Under Proposition Q, San Francisco city officials are authorized to remove homeless encampments on city sidewalks after giving residents 24-hour notice and an offer of housing.

Inside the mobile clinic van, Dr. Wlodarczyk searches for the patient’s electronic medical record. He had been scheduled for an appointment earlier this summer, but without a cell phone, hadn’t been able to find the exact location.  The team makes another appointment for that week and gives clear instructions.  

Throughout the afternoon, Sam Gilmore, an outreach worker, distributes safer injection kits and refers patients to treatment program options. Manny sees a patient with a dog and refers him to SOS’ veterinary program, Vet SOS.

Dorlee Chavez, a volunteer nurse, examines patients and provides food.  A grateful man says he doesn’t want to see a doctor but takes the food with a smile, “Can I call you Mom? Thank you!”

The team stops across the city, drawing from experience and personal connections to meet patients. By the end of the afternoon, the team sets appointments for three HIV-positive homeless individuals who had been unable to attend their last appointments.

Dr.

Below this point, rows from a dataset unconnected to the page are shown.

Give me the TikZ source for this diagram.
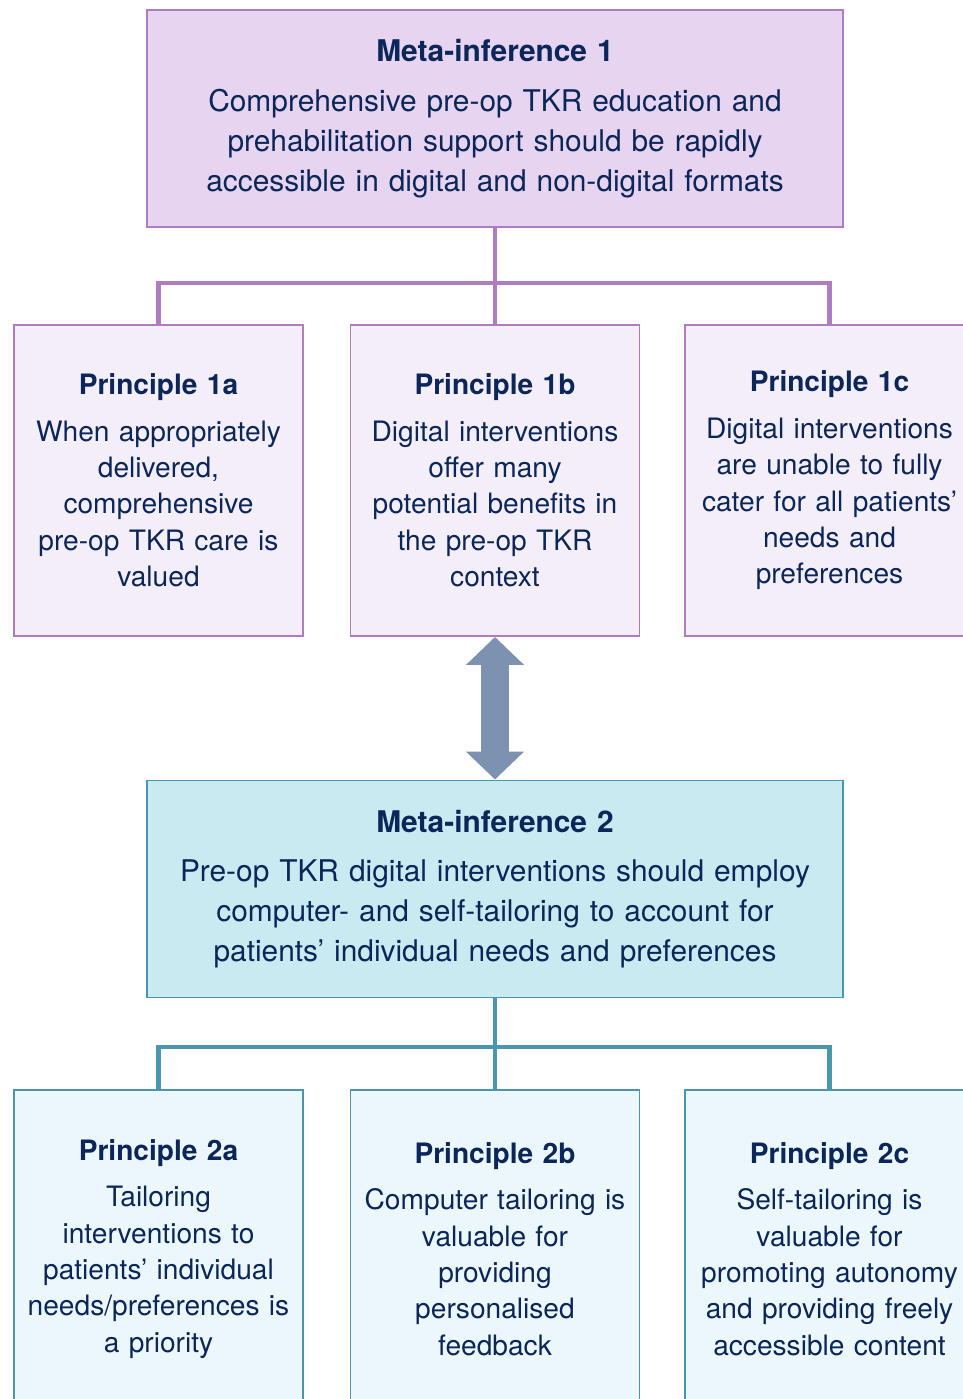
\documentclass[tikz,border=0pt]{standalone}
\usepackage{fontspec}
\setmainfont{TeX Gyre Heros}
\usepackage{xcolor}
\definecolor{navy}{HTML}{0B2659}
\definecolor{lila}{HTML}{B07CC0}
\definecolor{lilafill}{HTML}{E7D4F0}
\definecolor{lilalight}{HTML}{F4EEF9}
\definecolor{teal2}{HTML}{4A96AC}
\definecolor{tealfill}{HTML}{C8EAF0}
\definecolor{teallight}{HTML}{EBF7FA}
\definecolor{arrowc}{HTML}{7D91B1}
\usetikzlibrary{calc,positioning,arrows.meta}
\tikzset{
  meta/.style={rectangle, line width=1.1pt, text=navy, text width=13.6cm, align=center,
    minimum width=13.92cm, minimum height=4.34cm, inner sep=0pt,
    font=\fontsize{17}{22.7}\selectfont},
  meta1/.style={meta, draw=lila, fill=lilafill},
  meta2/.style={meta, draw=teal2, fill=tealfill},
  princ/.style={rectangle, line width=1.1pt, text=navy, text width=5.6cm, align=center,
    minimum width=5.78cm, inner sep=0pt, font=\fontsize{16}{20.7}\selectfont},
  princ1/.style={princ, draw=lila, fill=lilalight, minimum height=6.22cm},
  princ2/.style={princ, draw=teal2, fill=teallight, minimum height=6.36cm},
  tree1/.style={draw=lila, line width=2.4pt},
  tree2/.style={draw=teal2, line width=2.4pt},
  dbl/.style={draw=arrowc, line width=0.55cm,
    {Triangle[width=1.13cm,length=0.56cm]}-{Triangle[width=1.13cm,length=0.56cm]}},
}

\begin{document}
\begin{tikzpicture}
  \useasboundingbox (0,0) rectangle (19.24,-27.98);

  % first meta-inference and its principles
  \node[meta1] (M1) at (9.9,-2.37) {{\bfseries Meta-inference 1}\\[0.2cm]
    Comprehensive pre-op TKR education and\\ prehabilitation support should be rapidly\\
    accessible in digital and non-digital formats};
  \coordinate (j1) at (9.9,-5.66);
  \node[princ1] (P1a) at (3.17,-9.61) {{\bfseries Principle 1a}\\[0.2cm]
    When appropriately\\ delivered,\\ comprehensive\\ pre-op TKR care is\\ valued};
  \node[princ1] (P1b) at (9.9,-9.61) {{\bfseries Principle 1b}\\[0.2cm]
    Digital interventions\\ offer many\\ potential benefits in\\ the pre-op TKR\\ context};
  \node[princ1] (P1c) at (16.59,-9.61) {{\bfseries Principle 1c}\\[0.2cm]
    Digital interventions\\ are unable to fully\\ cater for all patients’\\ needs and\\ preferences};

  % second meta-inference and its principles
  \node[meta2] (M2) at (9.9,-17.78) {{\bfseries Meta-inference 2}\\[0.2cm]
    Pre-op TKR digital interventions should employ\\ computer- and self-tailoring to account for\\
    patients’ individual needs and preferences};
  \coordinate (j2) at (9.9,-20.94);
  \node[princ2] (P2a) at (3.17,-24.98) {{\bfseries Principle 2a}\\[0.2cm]
    Tailoring\\ interventions to\\ patients’ individual\\ needs/preferences is\\ a priority};
  \node[princ2] (P2b) at (9.9,-24.98) {{\bfseries Principle 2b}\\[0.2cm]
    Computer tailoring is\\ valuable for\\ providing\\ personalised\\ feedback};
  \node[princ2] (P2c) at (16.59,-24.98) {{\bfseries Principle 2c}\\[0.2cm]
    Self-tailoring is\\ valuable for\\ promoting autonomy\\ and providing freely\\ accessible content};

  % tree connectors
  \draw[tree1] (M1.south) -- (j1);
  \draw[tree1] (j1) -| (P1a.north);
  \draw[tree1] (j1) -- (P1b.north);
  \draw[tree1] (j1) -| (P1c.north);
  \draw[tree2] (M2.south) -- (j2);
  \draw[tree2] (j2) -| (P2a.north);
  \draw[tree2] (j2) -- (P2b.north);
  \draw[tree2] (j2) -| (P2c.north);

  % link between the two
  \draw[dbl] (P1b.south) -- (M2.north);
\end{tikzpicture}
\end{document}
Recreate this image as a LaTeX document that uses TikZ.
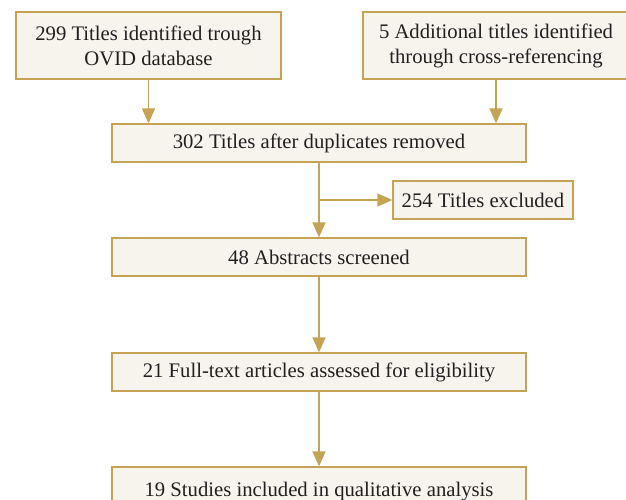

Wlodarczyk later told me that all three patients attended their scheduled appointments within two days. “When you come to where a patient stays and have a conversation with them, they feel valued. And together, you can form a partnership to take ownership of their health.”

In medical school, I’ve heard physicians debate whether they’d rather have HIV or diabetes, because modern antiviral therapy has made the average lifespan of a treatment-compliant HIV patients the same as HIV-negative individuals.

Despite these advances, homeless patients still suffer without medical attention, sometimes only because they leave “address” and “phone number” blank on their patient intake forms.

As medical students in the UCSF Bridges Curriculum, we are taught to understand disease from a systems perspective. *A working-class man in San Francisco requires surgery and is prescribed opiates. He becomes dependent on opiates and loses his job and home. At night he’s robbed and suffers post-traumatic stress disorder, so he sleeps during the day. While asleep, he doesn’t notice a Public Works citation to move his tent, and then loses all his possessions, including his cell phone and medical records. He doesn’t see a physician for years until the SOS mobile clinic pulls up to his tent.

Yet, as students, we also see firsthand how difficult it is to change these unjust structures. “When patients are no shows, many burnt out physicians welcome the break,” Dr. Wlodarczyk tells me, “And if there is no address or cell phone to contact, physicians move onto the next patient. It’s no one’s fault. It’s just the system.”

Urgency gets blunted by long hours, leading to cynicism. But as students, we have role models too—examples of how to remain idealistic as we grow and advance in our medical training.

“This is what it takes. So we need to do it,” says Dr. Wlodarczyk. “Let’s go! We have to hurry. I want to follow up with our final patient.”

Manny presses the accelerator and the lumbering van lurches to a top speed of what feels like 25 miles per hour. Sam pulls out a GPS and routes us to a dusty alleyway behind a grocery store.